By George Hatjoullis:

One of the first things that I confronted as a young finance academic (this is pre-history) was the impossibility of running a portfolio of stocks selected for their individual merits. The reason was, once the portfolio had more than a certain number of stocks, the specific risks of individual stocks become largely irrelevant. This is the whole point of diversification. Unless the portfolio holdings are skewed towards one or two stocks the portfolio would be defined by its systemic risk; the risk that cannot be diversified away. If the portfolio consists, say, of bank stocks, then its risk characteristics would accord with those factors that impact all banks. The portfolio risk would be dominated by macro factors such as GDP growth, Inflation, interest rates, credit spreads, and so on. If you check the top ten holdings of any of your funds you will notice it is rare for any individual stock to constitute more than 2-3% and the holdings usually exceed 50 stocks. Every portfolio is effectively a macro portfolio even when it purports to be bottom up. However you pick the stocks, you usually end up with something that is largely driven by macro factors. For those that doubt the veracity of the paragraph take a look at Chapter IX of Portfolio Analysis by J.C. Francis and S. H. Archer, Second Edition, Prentice-Hall, 1979. I am sure there are more up to date discussions of this point but this was the Chapter that made me think back in 1979.

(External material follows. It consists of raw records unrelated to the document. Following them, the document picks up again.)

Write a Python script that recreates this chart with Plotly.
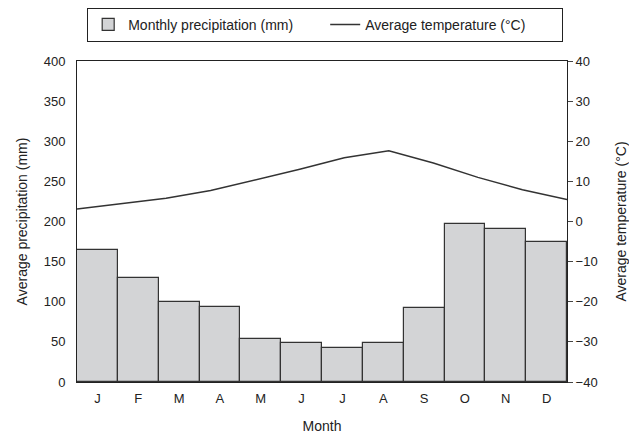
import plotly.graph_objects as go

months = ["Jan", "Feb", "Mar", "Apr", "May", "Jun", "Jul", "Aug", "Sep", "Oct", "Nov", "Dec"]
month_labels = ["J", "F", "M", "A", "M", "J", "J", "A", "S", "O", "N", "D"]
precipitation_mm = [165, 130, 100, 93, 54, 49, 42, 48, 92, 197, 191, 175]
temperature_c = [3.1, 4.4, 5.8, 7.7, 10.3, 13.0, 15.9, 17.6, 14.6, 11.0, 7.9, 5.5]
temp_index = list(range(len(months)))

FONT = "Liberation Sans, Arial, Helvetica, sans-serif"
TXT = "#222222"

fig = go.Figure()
fig.add_trace(go.Bar(
    x=months, y=precipitation_mm, name="Monthly precipitation (mm)",
    marker=dict(color="#d3d4d6", line=dict(color="#333333", width=1.2)),
    xaxis="x", yaxis="y",
))
fig.add_trace(go.Scatter(
    x=temp_index, y=temperature_c, name="Average temperature (°C)",
    mode="lines", line=dict(color="#333333", width=1.5),
    xaxis="x2", yaxis="y2",
))

fig.update_layout(
    width=629, height=434,
    margin=dict(l=77, r=62, t=61, b=52, autoexpand=False),
    paper_bgcolor="white", plot_bgcolor="white",
    font=dict(family=FONT, size=13, color=TXT),
    bargap=0,
    showlegend=True,
    legend=dict(
        orientation="h", xref="container", yref="container",
        x=0.517, xanchor="center", y=0.982, yanchor="top",
        bordercolor="#222222", borderwidth=1, bgcolor="white",
        font=dict(size=14, color=TXT),
        entrywidth=192, entrywidthmode="pixels",
    ),
    xaxis=dict(
        type="category", categoryorder="array", categoryarray=months,
        tickmode="array", tickvals=months, ticktext=month_labels,
        range=[-0.5, 11.5], showgrid=False, zeroline=False,
        showline=True, linecolor="#222222", linewidth=1, mirror=True,
        ticks="", ticklabelstandoff=4,
        title=dict(text="Month", font=dict(size=14), standoff=18),
    ),
    xaxis2=dict(overlaying="x", range=[0, 11], visible=False),
    yaxis=dict(
        range=[0, 400], dtick=50, showgrid=False, zeroline=False,
        showline=True, linecolor="#222222", linewidth=1, mirror=True,
        ticks="", ticklabelstandoff=8,
        title=dict(text="Average precipitation (mm)", font=dict(size=14), standoff=12),
    ),
    yaxis2=dict(
        overlaying="y", side="right", range=[-40, 40], dtick=10,
        showgrid=False, zeroline=False, showline=False,
        ticks="outside", ticklen=5, tickcolor="#444444",
        title=dict(text="Average temperature (°C)", font=dict(size=14), standoff=20),
    ),
)

fig.write_html("out.html", config={"displayModeBar": False},
               post_script="document.body.style.margin='0';document.body.style.overflow='hidden';")
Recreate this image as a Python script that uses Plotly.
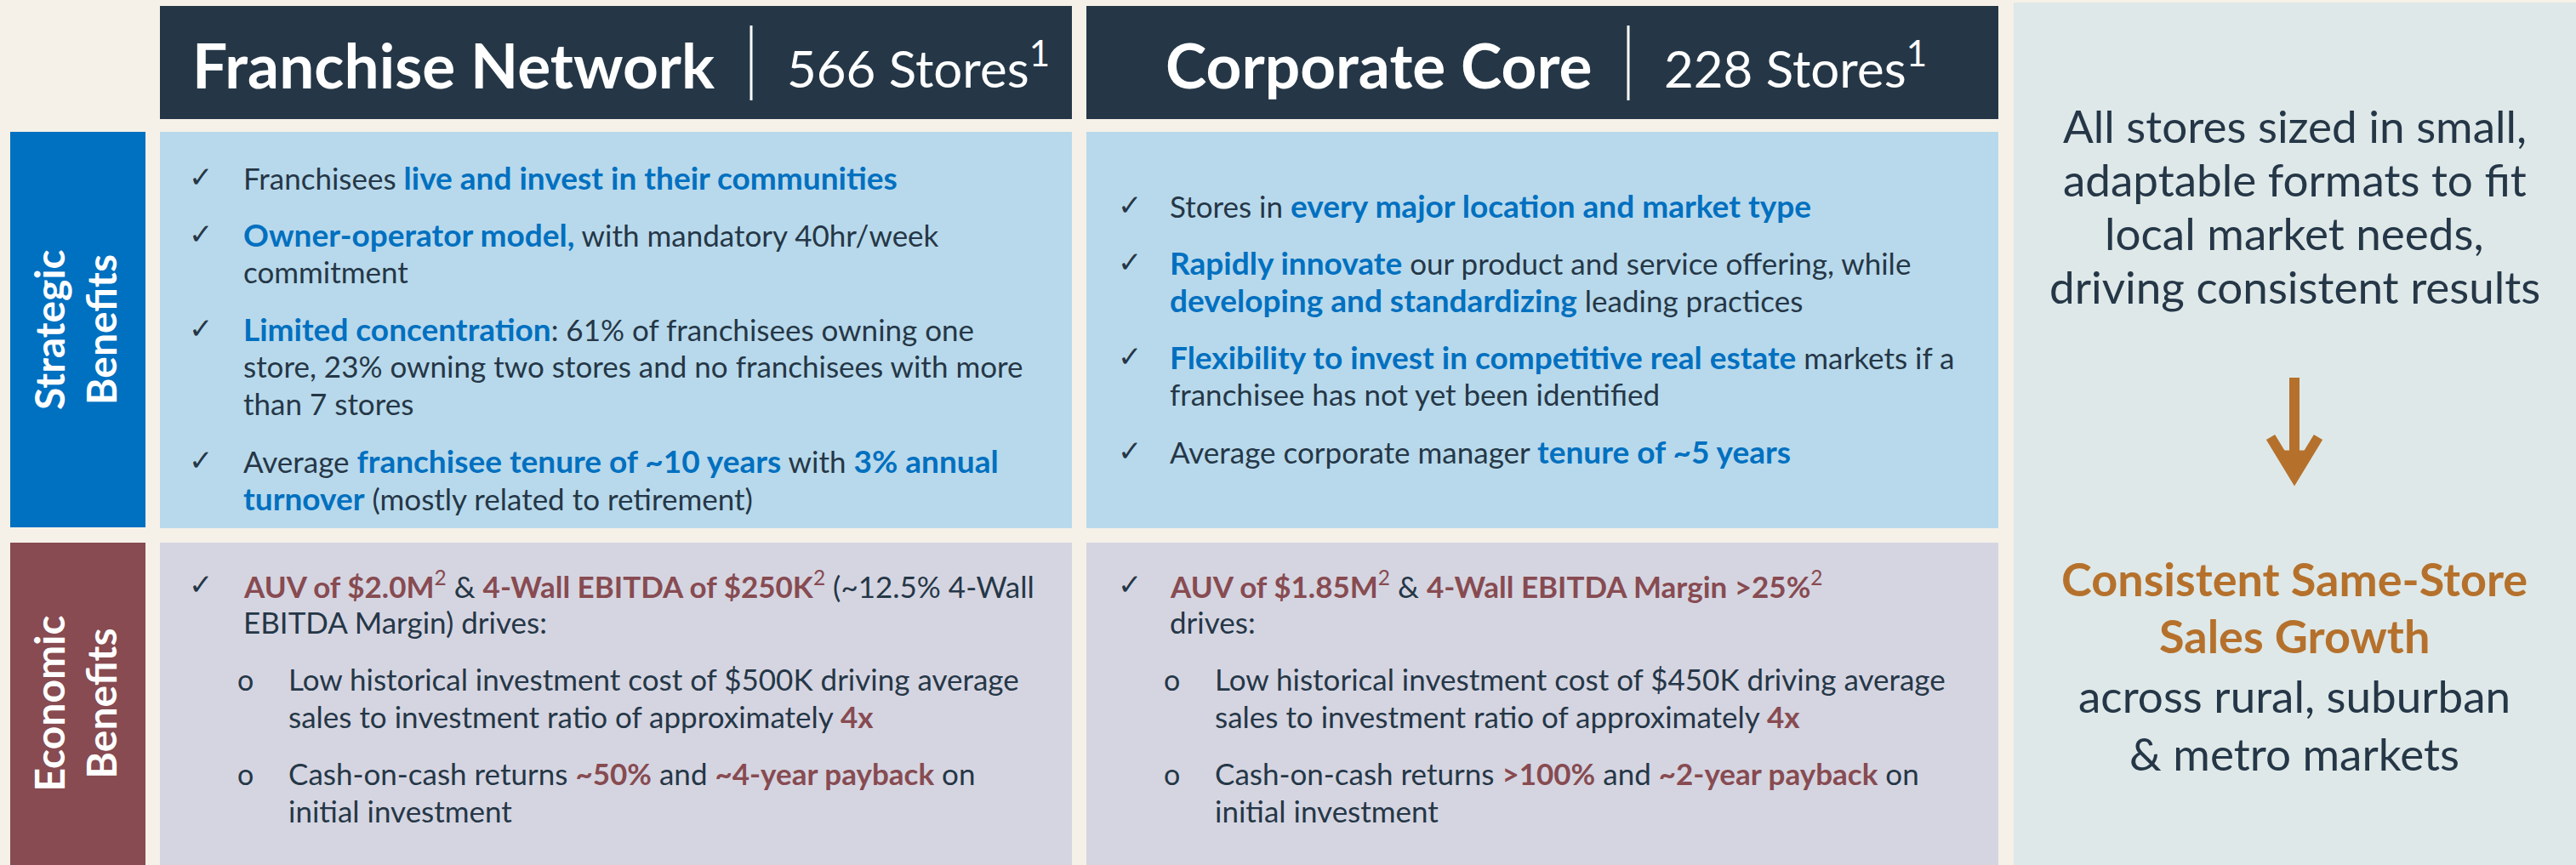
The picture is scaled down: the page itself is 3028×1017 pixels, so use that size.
import plotly.graph_objects as go

W, H = 3028, 1017

# colours
CREAM = "#F5F1E8"
NAVY = "#253747"
BLUE = "#0070C0"
LIGHT_BLUE = "#B8D9EB"
MAROON = "#874B51"
LAVENDER = "#D5D5E1"
PANEL = "#DEE8E8"
ORANGE = "#B5712C"
TEXT = "#253747"
FONT = "Lato"

# ---- content ----
segments = ["Franchise Network", "Corporate Core"]
store_counts = [566, 228]
row_labels = [["Strategic", "Benefits"], ["Economic", "Benefits"]]

# each bullet = list of lines, each line = list of (text, style); style "" plain, "hl" highlight, "sup" superscript
franchise_strategic = [
    [[("Franchisees ", ""), ("live and invest in their communities", "hl")]],
    [[("Owner-operator model,", "hl"), (" with mandatory 40hr/week", "")],
     [("commitment", "")]],
    [[("Limited concentration", "hl"), (": 61% of franchisees owning one", "")],
     [("store, 23% owning two stores and no franchisees with more", "")],
     [("than 7 stores", "")]],
    [[("Average ", ""), ("franchisee tenure of ~10 years", "hl"), (" with ", ""), ("3% annual", "hl")],
     [("turnover", "hl"), (" (mostly related to retirement)", "")]],
]

corporate_strategic = [
    [[("Stores in ", ""), ("every major location and market type", "hl")]],
    [[("Rapidly innovate", "hl"), (" our product and service offering, while", "")],
     [("developing and standardizing", "hl"), (" leading practices", "")]],
    [[("Flexibility to invest in competitive real estate", "hl"), (" markets if a", "")],
     [("franchisee has not yet been identified", "")]],
    [[("Average corporate manager ", ""), ("tenure of ~5 years", "hl")]],
]

# economic bullets: (level, lines) -- level "main" gets a check mark, "sub" a circle
franchise_economic = [
    ("main", [[("AUV of $2.0M", "hl"), ("2", "sup"), (" & ", ""), ("4-Wall EBITDA of $250K", "hl"),
               ("2", "sup"), (" (~12.5% 4-Wall", "")],
              [("EBITDA Margin) drives:", "")]]),
    ("sub", [[("Low historical investment cost of $500K driving average", "")],
             [("sales to investment ratio of approximately ", ""), ("4x", "hl")]]),
    ("sub", [[("Cash-on-cash returns ", ""), ("~50%", "hl"), (" and ", ""), ("~4-year payback", "hl"), (" on", "")],
             [("initial investment", "")]]),
]

corporate_economic = [
    ("main", [[("AUV of $1.85M", "hl"), ("2", "sup"), (" & ", ""), ("4-Wall EBITDA Margin >25%", "hl"), ("2", "sup")],
              [("drives:", "")]]),
    ("sub", [[("Low historical investment cost of $450K driving average", "")],
             [("sales to investment ratio of approximately ", ""), ("4x", "hl")]]),
    ("sub", [[("Cash-on-cash returns ", ""), (">100%", "hl"), (" and ", ""), ("~2-year payback", "hl"), (" on", "")],
             [("initial investment", "")]]),
]

summary_top = ["All stores sized in small,", "adaptable formats to fit",
               "local market needs,", "driving consistent results"]
summary_result = ["Consistent Same-Store", "Sales Growth"]
summary_bottom = ["across rural, suburban", "& metro markets"]


def rich(line, hl_color, hl_size):
    out = []
    for txt, kind in line:
        txt = txt.replace("&", "&amp;").replace(">", "&gt;")
        if kind == "hl":
            out.append(f"<b><span style='color:{hl_color};font-size:{hl_size}px'>{txt}</span></b>")
        elif kind == "sup":
            out.append(f"<span style='color:{hl_color}'><sup>{txt}</sup></span>")
        else:
            out.append(txt)
    return "".join(out)


fig = go.Figure()
shapes = []
ann = []


def rect(x0, y0, x1, y1, color):
    shapes.append(dict(type="rect", x0=x0, y0=y0, x1=x1, y1=y1, xref="x", yref="y",
                       fillcolor=color, line=dict(width=0), layer="below"))


def text(x, y, s, size, color=TEXT, xanchor="left", angle=0):
    ann.append(dict(x=x, y=y, xref="x", yref="y", text=s, showarrow=False,
                    xanchor=xanchor, yanchor="middle", textangle=angle,
                    font=dict(family=FONT, size=size, color=color)))


# layout grid
col_x = [(188, 1260), (1277, 2349)]
label_x = (12, 171)
header_y = (7, 140)
strat_y = (155, 621)
econ_y = (638, H)
panel = (2367, 3, W, H)
divider_x = [883, 1914]

# backgrounds
for (x0, x1) in col_x:
    rect(x0, header_y[0], x1, header_y[1], NAVY)
    rect(x0, strat_y[0], x1, strat_y[1], LIGHT_BLUE)
    rect(x0, econ_y[0], x1, econ_y[1], LAVENDER)
rect(label_x[0], strat_y[0], label_x[1], strat_y[1] - 1, BLUE)
rect(label_x[0], econ_y[0], label_x[1], econ_y[1], MAROON)
rect(*panel, PANEL)

# headers
for name, count, dx in zip(segments, store_counts, divider_x):
    shapes.append(dict(type="line", x0=dx, x1=dx, y0=30, y1=118, xref="x", yref="y",
                       line=dict(color="white", width=3)))
    text(dx - 40, 76, f"<b>{name}</b>", 73, "white", xanchor="right")
    text(dx + 40, 76, f"{count} Stores<sup>1</sup>", 60, "white")

# row labels (rotated)
for (l1, l2), (y0, y1) in zip(row_labels, [strat_y, econ_y]):
    yc = (y0 + y1) / 2
    text(57, yc, f"<b>{l1}</b>", 48, "white", xanchor="center", angle=-90)
    text(118, yc, f"<b>{l2}</b>", 48, "white", xanchor="center", angle=-90)

LINE = 44
GAP = 23
BODY = 35
MARK = 34


def strategic(items, x_mark, x_text, y):
    for lines in items:
        text(x_mark, y - 2, "✓", MARK, TEXT, xanchor="center")
        for ln in lines:
            text(x_text, y, rich(ln, BLUE, 37), BODY)
            y += LINE
        y += GAP


def economic(items, x_mark, x_sub_mark, x_text, x_sub_text, y):
    for level, lines in items:
        if level == "main":
            text(x_mark, y - 2, "✓", MARK, TEXT, xanchor="center")
            xt = x_text
        else:
            text(x_sub_mark, y, "o", MARK, TEXT, xanchor="center")
            xt = x_sub_text
        for ln in lines:
            text(xt, y, rich(ln, MAROON, 35), BODY)
            y += LINE
        y += GAP


strategic(franchise_strategic, 236, 284, 208)
strategic(corporate_strategic, 1328, 1373, 241)
economic(franchise_economic, 236, 288, 284, 337, 687)
economic(corporate_economic, 1328, 1377, 1373, 1426, 687)

# right summary panel
cx = 2697
for i, s in enumerate(summary_top):
    text(cx, 147 + i * 63, s, 53, TEXT, xanchor="center")
for i, s in enumerate(summary_result):
    text(cx, 680 + i * 67, f"<b>{s}</b>", 54, ORANGE, xanchor="center")
for i, s in enumerate(summary_bottom):
    text(cx, 817 + i * 68, s.replace("&", "&amp;"), 53, TEXT, xanchor="center")

# down arrow
shapes.append(dict(type="line", x0=cx, x1=cx, y0=444, y1=545, xref="x", yref="y",
                   line=dict(color=ORANGE, width=12)))
shapes.append(dict(type="path", path=f"M {cx-28} 514 L {cx} 560 L {cx+28} 514",
                   xref="x", yref="y", line=dict(color=ORANGE, width=12)))
shapes.append(dict(type="path", path=f"M {cx-14} 530 L {cx} 567 L {cx+14} 530 Z",
                   xref="x", yref="y", fillcolor=ORANGE, line=dict(color=ORANGE, width=1)))

fig.update_layout(
    width=W, height=H,
    margin=dict(l=0, r=0, t=0, b=0),
    paper_bgcolor=CREAM, plot_bgcolor=CREAM,
    xaxis=dict(range=[0, W], visible=False, fixedrange=True),
    yaxis=dict(range=[H, 0], visible=False, fixedrange=True),
    shapes=shapes, annotations=ann, showlegend=False,
)

fig.write_html("out.html", config={"displayModeBar": False},
               post_script="document.body.style.margin='0';document.body.style.overflow='hidden';")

If we accept the premise of the above paragraph then this has profound implications for portfolio management and the wider fund management industry. Portfolio outcomes are determined by a well defined and finite set of macro factors. Macro has always been the only game in town. Portfolio outcome variation has been driven by selecting stock portfolios which were unwittingly weighted towards specific macro factors but attributed to marketing objective of the fund. The understanding of this issue has slowly emerged and we have seen much written about factors in terms of value, momentum etc. However useful these broad categories might have proven they are not clean macro factors. Some banks are clearly value stocks but others momentum or growth stocks. The need for a well defined set of macro factors that could capture portfolio differences remained. One attempt to fill this need is a company called Quant-Insight (https://quant-insight.com), and in which I own a small shareholding.

QI offers a set of independent and finite macro factors against which most diversified portfolios can be characterised. QI tells you what you have in terms of well defined factors such as growth, inflation, credit spreads, interest rates etc. QI tells you if the value of your portfolio (or individual stocks or other portfolios) is out of line with the historical relationship with the set of macro factors. QI tells you how strong is this relationship and when the portfolio relationship to macro factors may be changing. QI cannot tell you how these macro factors will evolve (nothing can) but it can show you to which factors your portfolio is presently exposed. QI can also remind you that whatever you think you have what you actually is some weighting of macro factor exposure. It may be that you can achieve a more efficient portfolio with exactly the same factor weighting. A more efficient portfolio would offer a greater return for the same level of factor risk.